AIM → Pull out every line from the listing that has the word "matplotlib".

SOURCE MATERIAL →
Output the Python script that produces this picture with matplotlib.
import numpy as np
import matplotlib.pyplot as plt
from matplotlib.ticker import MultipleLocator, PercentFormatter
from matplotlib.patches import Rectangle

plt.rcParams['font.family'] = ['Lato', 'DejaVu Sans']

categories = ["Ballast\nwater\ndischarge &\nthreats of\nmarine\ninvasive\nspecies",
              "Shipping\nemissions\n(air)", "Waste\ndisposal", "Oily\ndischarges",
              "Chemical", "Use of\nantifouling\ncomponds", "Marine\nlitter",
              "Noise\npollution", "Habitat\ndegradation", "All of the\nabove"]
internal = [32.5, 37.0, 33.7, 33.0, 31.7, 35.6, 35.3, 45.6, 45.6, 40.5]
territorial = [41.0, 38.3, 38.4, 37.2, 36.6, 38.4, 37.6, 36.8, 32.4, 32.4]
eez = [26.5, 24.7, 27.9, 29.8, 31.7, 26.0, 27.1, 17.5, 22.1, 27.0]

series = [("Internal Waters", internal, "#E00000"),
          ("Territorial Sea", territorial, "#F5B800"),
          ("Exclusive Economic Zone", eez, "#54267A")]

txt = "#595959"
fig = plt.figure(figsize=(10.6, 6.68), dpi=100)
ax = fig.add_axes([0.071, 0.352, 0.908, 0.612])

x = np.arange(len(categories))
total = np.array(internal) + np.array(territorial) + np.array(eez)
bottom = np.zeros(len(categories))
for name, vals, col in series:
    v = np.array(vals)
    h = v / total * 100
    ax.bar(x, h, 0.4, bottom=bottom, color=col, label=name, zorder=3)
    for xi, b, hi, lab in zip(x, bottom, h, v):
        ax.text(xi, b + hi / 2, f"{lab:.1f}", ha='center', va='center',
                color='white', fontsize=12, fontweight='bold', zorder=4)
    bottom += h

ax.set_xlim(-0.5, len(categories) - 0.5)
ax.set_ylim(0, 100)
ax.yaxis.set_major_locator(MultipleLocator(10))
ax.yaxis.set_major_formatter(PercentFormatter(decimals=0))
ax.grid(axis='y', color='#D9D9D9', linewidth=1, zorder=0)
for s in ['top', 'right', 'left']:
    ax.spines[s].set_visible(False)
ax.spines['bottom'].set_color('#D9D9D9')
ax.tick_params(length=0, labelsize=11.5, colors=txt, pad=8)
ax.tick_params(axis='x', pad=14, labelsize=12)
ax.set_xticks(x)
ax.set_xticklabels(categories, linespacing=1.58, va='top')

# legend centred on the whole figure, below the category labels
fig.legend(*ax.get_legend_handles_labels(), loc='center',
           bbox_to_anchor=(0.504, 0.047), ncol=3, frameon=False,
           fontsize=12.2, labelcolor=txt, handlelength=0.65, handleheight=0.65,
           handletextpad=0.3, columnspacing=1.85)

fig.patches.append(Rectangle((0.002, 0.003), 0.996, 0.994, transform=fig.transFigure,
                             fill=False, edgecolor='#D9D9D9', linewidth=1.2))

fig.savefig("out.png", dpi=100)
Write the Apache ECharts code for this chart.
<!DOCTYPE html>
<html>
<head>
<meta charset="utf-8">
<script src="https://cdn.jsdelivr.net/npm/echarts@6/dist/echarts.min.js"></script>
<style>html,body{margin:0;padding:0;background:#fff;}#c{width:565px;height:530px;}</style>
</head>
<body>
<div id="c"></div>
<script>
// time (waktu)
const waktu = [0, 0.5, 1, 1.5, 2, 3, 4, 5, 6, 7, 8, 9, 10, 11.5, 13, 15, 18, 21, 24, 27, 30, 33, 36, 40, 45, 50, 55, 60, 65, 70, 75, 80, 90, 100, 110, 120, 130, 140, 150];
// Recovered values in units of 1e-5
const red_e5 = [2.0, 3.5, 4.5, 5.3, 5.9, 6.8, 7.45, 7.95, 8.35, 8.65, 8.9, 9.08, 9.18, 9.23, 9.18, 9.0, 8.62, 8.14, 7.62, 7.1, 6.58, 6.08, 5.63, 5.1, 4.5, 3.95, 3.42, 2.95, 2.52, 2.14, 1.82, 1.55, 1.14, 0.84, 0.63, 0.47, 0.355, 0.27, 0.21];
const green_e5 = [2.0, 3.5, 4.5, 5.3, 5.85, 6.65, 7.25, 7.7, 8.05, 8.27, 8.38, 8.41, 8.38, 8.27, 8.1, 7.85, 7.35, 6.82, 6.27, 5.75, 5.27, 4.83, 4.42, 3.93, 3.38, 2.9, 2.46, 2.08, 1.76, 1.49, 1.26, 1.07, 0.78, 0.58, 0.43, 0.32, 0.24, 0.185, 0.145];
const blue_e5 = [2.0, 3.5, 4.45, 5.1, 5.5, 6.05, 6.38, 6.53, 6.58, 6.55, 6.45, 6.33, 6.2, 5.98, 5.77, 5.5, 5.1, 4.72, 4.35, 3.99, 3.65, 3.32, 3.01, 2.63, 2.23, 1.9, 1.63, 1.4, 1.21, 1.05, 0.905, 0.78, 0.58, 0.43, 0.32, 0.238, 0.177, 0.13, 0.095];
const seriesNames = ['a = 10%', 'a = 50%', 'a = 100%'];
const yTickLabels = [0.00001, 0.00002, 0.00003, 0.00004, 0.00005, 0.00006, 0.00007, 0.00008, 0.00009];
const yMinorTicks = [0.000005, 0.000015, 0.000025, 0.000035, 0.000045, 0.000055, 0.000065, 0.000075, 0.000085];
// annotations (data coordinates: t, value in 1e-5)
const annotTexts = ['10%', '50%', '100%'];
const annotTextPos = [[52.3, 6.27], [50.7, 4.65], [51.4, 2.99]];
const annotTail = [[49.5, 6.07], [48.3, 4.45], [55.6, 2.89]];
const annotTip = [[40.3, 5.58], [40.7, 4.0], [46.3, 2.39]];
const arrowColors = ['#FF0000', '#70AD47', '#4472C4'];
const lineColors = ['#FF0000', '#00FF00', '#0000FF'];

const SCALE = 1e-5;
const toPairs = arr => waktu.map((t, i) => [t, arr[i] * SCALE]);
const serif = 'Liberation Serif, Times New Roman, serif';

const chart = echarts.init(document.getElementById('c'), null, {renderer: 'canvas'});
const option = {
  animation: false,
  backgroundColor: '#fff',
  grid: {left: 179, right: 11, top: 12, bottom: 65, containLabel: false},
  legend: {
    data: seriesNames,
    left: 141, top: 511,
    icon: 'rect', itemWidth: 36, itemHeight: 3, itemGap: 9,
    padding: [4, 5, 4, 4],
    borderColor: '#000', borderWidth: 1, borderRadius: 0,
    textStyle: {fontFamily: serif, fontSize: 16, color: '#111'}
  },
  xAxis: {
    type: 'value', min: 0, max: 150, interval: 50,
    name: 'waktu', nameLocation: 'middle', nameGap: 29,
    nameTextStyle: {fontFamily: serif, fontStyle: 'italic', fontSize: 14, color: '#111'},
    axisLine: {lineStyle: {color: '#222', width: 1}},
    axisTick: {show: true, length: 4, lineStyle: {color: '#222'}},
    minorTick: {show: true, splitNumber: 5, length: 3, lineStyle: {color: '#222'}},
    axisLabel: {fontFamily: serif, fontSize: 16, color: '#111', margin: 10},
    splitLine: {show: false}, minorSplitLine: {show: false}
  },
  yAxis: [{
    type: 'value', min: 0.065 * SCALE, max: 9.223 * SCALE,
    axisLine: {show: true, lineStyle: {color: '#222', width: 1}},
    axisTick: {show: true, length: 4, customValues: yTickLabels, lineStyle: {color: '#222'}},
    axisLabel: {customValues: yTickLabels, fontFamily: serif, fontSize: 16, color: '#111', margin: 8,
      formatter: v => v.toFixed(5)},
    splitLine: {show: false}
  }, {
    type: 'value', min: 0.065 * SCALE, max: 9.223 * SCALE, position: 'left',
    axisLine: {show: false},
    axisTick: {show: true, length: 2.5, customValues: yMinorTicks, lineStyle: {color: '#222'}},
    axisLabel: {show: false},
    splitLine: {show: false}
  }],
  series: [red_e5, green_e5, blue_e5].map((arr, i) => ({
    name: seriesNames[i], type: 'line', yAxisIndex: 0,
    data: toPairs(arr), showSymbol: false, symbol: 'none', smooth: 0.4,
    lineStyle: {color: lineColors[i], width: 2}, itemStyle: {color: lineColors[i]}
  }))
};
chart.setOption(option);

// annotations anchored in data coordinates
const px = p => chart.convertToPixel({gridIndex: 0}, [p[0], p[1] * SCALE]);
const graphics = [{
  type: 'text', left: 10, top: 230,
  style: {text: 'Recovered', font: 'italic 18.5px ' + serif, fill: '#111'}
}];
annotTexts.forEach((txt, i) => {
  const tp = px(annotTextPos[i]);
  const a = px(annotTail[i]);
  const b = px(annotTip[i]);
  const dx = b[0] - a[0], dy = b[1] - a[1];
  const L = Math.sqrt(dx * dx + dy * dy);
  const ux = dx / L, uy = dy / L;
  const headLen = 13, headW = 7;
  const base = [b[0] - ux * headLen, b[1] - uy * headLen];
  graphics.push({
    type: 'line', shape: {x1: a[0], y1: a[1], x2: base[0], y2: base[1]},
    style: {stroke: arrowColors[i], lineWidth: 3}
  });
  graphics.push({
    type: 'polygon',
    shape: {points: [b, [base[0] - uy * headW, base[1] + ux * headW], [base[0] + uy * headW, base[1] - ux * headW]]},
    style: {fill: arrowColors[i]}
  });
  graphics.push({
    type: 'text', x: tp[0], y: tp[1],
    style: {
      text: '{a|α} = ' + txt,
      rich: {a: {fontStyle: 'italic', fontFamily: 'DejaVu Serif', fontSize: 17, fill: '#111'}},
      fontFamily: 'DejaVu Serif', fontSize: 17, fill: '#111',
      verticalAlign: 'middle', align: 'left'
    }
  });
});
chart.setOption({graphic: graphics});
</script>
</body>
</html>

TASK RESPONSE →
Output the Python script that produces this picture with matplotlib.
import matplotlib.pyplot as plt
from matplotlib.ticker import MultipleLocator, PercentFormatter
from matplotlib.patches import Rectangle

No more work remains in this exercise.